***** PROVIDED RECORDS *****

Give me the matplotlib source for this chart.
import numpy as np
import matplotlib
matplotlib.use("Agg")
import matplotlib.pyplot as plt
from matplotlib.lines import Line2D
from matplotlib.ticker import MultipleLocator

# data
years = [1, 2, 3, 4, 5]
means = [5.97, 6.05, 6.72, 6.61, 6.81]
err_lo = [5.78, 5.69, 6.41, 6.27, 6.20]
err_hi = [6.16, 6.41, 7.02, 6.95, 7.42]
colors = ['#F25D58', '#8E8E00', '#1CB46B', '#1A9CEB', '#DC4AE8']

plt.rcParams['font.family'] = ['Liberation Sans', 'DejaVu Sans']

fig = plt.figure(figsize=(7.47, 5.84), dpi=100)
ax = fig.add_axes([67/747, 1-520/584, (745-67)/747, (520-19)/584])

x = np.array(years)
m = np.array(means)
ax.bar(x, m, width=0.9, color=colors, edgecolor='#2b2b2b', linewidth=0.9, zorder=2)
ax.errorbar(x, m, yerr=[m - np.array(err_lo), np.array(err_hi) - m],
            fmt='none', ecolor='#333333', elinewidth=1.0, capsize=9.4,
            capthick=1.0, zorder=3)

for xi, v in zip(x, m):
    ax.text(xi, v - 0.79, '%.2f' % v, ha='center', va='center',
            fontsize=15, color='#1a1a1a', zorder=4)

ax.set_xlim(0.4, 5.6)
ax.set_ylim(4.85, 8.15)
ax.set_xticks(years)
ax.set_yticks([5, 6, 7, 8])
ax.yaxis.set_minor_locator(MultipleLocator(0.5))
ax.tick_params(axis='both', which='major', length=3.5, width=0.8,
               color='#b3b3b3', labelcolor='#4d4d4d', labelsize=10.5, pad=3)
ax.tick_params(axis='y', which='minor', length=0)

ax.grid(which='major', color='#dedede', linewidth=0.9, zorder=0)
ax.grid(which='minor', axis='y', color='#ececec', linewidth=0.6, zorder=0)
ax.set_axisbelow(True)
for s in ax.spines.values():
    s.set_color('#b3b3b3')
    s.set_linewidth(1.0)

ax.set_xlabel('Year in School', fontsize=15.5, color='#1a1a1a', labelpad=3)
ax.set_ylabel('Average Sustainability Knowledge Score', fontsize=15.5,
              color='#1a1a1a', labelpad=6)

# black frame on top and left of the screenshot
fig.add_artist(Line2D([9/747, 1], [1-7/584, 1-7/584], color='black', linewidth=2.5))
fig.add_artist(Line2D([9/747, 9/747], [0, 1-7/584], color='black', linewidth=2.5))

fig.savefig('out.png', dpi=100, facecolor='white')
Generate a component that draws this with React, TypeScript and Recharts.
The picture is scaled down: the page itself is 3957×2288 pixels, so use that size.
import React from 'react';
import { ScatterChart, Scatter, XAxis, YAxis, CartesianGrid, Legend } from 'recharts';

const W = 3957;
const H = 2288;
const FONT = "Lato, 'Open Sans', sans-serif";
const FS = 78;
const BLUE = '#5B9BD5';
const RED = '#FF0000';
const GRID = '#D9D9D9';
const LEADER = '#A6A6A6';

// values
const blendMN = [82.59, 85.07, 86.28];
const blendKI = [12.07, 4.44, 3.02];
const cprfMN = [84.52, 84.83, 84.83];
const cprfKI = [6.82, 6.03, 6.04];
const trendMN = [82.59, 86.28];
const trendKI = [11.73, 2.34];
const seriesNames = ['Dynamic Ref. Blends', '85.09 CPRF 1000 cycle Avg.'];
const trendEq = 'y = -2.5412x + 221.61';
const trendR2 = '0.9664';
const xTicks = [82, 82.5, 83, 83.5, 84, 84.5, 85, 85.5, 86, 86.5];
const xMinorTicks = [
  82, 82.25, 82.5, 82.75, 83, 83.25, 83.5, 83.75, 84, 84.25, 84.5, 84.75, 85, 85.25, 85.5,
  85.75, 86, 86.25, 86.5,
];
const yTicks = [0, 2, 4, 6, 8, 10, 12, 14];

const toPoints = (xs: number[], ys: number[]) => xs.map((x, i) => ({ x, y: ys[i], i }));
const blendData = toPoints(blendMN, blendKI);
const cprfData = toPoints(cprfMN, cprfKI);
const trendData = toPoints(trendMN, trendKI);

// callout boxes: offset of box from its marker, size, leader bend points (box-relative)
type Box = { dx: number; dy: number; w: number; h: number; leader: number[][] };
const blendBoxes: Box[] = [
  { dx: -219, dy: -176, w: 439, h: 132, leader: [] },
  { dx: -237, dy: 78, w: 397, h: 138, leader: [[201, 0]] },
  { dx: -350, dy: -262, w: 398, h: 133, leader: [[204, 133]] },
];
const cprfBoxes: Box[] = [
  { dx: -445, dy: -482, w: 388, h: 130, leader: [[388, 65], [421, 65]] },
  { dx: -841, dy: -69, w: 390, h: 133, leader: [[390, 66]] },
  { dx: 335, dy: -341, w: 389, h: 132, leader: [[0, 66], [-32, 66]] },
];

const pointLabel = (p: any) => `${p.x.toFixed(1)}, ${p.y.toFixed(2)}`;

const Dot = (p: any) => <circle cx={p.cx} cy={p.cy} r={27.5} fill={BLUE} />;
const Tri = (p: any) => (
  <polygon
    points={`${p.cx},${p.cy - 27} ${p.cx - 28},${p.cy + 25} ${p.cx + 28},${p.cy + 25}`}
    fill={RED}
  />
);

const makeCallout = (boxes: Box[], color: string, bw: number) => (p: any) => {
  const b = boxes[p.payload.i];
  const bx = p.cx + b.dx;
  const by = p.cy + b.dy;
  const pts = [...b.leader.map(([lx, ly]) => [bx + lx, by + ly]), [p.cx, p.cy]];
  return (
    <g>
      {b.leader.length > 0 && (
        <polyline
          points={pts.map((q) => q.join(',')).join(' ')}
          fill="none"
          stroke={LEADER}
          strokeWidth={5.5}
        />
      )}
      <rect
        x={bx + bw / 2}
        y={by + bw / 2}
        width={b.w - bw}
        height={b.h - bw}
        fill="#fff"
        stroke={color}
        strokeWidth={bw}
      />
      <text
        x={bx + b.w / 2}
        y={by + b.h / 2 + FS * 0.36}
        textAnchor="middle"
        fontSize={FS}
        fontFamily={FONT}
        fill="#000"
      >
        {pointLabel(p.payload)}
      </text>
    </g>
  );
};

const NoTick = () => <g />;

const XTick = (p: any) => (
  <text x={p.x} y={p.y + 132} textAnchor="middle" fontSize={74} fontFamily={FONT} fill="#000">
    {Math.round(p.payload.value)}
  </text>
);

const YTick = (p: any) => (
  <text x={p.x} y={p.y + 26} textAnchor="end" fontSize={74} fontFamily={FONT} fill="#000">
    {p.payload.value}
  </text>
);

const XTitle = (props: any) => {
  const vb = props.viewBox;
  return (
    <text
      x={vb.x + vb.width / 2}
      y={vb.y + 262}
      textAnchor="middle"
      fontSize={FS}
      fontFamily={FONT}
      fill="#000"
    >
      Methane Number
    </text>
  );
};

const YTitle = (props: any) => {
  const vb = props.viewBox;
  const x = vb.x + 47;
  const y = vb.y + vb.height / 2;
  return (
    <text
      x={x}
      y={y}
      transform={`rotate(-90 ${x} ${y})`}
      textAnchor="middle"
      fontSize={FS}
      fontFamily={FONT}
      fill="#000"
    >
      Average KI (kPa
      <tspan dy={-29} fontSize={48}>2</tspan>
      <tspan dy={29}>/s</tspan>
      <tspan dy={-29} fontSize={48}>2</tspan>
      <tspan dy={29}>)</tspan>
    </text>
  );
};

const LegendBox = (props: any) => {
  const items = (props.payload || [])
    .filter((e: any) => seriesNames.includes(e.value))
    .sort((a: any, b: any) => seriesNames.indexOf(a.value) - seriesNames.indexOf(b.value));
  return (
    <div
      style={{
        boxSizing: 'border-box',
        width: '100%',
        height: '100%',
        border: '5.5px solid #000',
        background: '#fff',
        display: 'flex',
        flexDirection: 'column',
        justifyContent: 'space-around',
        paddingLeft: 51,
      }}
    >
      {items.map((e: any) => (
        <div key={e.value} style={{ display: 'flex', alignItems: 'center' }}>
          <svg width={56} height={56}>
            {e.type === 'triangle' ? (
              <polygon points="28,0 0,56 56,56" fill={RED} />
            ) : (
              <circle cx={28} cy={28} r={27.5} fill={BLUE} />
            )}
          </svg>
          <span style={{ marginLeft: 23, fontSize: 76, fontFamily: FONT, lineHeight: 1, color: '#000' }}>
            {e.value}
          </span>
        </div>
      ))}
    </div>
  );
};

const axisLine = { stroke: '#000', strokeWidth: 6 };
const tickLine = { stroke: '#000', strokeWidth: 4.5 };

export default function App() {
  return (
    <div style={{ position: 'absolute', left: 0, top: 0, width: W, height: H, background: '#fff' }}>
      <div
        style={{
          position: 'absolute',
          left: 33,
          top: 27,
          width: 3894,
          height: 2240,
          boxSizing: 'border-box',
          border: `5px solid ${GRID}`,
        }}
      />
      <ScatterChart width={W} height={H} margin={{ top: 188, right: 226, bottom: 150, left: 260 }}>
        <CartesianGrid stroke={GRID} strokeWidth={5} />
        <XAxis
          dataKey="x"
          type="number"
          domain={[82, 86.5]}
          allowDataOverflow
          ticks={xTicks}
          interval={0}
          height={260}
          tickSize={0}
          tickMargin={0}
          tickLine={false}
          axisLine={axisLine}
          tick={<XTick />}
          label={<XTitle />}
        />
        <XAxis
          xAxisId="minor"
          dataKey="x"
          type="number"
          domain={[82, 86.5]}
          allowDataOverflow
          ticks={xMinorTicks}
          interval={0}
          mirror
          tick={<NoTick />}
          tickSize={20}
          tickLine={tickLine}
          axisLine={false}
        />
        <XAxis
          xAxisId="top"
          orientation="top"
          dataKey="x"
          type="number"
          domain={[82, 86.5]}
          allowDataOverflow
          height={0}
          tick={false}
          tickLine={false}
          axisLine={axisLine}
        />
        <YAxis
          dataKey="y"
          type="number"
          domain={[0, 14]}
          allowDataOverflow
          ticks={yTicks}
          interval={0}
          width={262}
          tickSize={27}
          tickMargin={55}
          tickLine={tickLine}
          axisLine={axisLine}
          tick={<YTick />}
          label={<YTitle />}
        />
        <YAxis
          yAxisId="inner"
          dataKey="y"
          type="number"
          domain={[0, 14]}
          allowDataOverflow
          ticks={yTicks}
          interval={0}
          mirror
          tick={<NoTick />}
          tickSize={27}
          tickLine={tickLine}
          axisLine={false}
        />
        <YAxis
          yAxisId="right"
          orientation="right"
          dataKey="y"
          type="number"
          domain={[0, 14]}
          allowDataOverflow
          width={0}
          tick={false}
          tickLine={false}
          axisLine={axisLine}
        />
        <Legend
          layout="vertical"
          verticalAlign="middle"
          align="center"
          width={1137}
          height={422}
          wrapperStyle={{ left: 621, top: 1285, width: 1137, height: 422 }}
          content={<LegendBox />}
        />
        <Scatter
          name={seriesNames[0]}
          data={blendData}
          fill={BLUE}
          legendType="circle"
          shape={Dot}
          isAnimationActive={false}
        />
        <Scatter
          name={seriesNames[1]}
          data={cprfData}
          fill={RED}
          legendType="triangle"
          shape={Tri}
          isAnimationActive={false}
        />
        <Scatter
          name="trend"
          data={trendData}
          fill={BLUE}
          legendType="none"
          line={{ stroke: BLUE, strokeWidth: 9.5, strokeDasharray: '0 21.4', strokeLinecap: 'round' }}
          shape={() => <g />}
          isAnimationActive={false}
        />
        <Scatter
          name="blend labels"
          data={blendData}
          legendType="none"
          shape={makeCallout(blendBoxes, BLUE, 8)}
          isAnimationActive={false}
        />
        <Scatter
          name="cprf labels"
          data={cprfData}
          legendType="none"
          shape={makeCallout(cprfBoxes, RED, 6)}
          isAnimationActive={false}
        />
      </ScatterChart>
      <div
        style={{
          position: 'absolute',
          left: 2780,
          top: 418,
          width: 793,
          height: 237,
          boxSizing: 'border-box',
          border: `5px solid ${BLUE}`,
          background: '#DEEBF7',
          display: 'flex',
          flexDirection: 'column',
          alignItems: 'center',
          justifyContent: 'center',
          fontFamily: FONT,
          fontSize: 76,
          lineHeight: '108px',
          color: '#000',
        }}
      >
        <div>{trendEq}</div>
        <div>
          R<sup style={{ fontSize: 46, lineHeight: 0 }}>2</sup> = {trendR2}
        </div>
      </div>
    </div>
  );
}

*****

THE EXERCISE
From the line with "Generate a component" through the line with "const trendData = toPoints(trendMN, trendKI);", repeat every line exactly, both ends included, and nothing outside that range.

FINISHED EXERCISE
Generate a component that draws this with React, TypeScript and Recharts.
The picture is scaled down: the page itself is 3957×2288 pixels, so use that size.
import React from 'react';
import { ScatterChart, Scatter, XAxis, YAxis, CartesianGrid, Legend } from 'recharts';

const W = 3957;
const H = 2288;
const FONT = "Lato, 'Open Sans', sans-serif";
const FS = 78;
const BLUE = '#5B9BD5';
const RED = '#FF0000';
const GRID = '#D9D9D9';
const LEADER = '#A6A6A6';

// values
const blendMN = [82.59, 85.07, 86.28];
const blendKI = [12.07, 4.44, 3.02];
const cprfMN = [84.52, 84.83, 84.83];
const cprfKI = [6.82, 6.03, 6.04];
const trendMN = [82.59, 86.28];
const trendKI = [11.73, 2.34];
const seriesNames = ['Dynamic Ref. Blends', '85.09 CPRF 1000 cycle Avg.'];
const trendEq = 'y = -2.5412x + 221.61';
const trendR2 = '0.9664';
const xTicks = [82, 82.5, 83, 83.5, 84, 84.5, 85, 85.5, 86, 86.5];
const xMinorTicks = [
  82, 82.25, 82.5, 82.75, 83, 83.25, 83.5, 83.75, 84, 84.25, 84.5, 84.75, 85, 85.25, 85.5,
  85.75, 86, 86.25, 86.5,
];
const yTicks = [0, 2, 4, 6, 8, 10, 12, 14];

const toPoints = (xs: number[], ys: number[]) => xs.map((x, i) => ({ x, y: ys[i], i }));
const blendData = toPoints(blendMN, blendKI);
const cprfData = toPoints(cprfMN, cprfKI);
const trendData = toPoints(trendMN, trendKI);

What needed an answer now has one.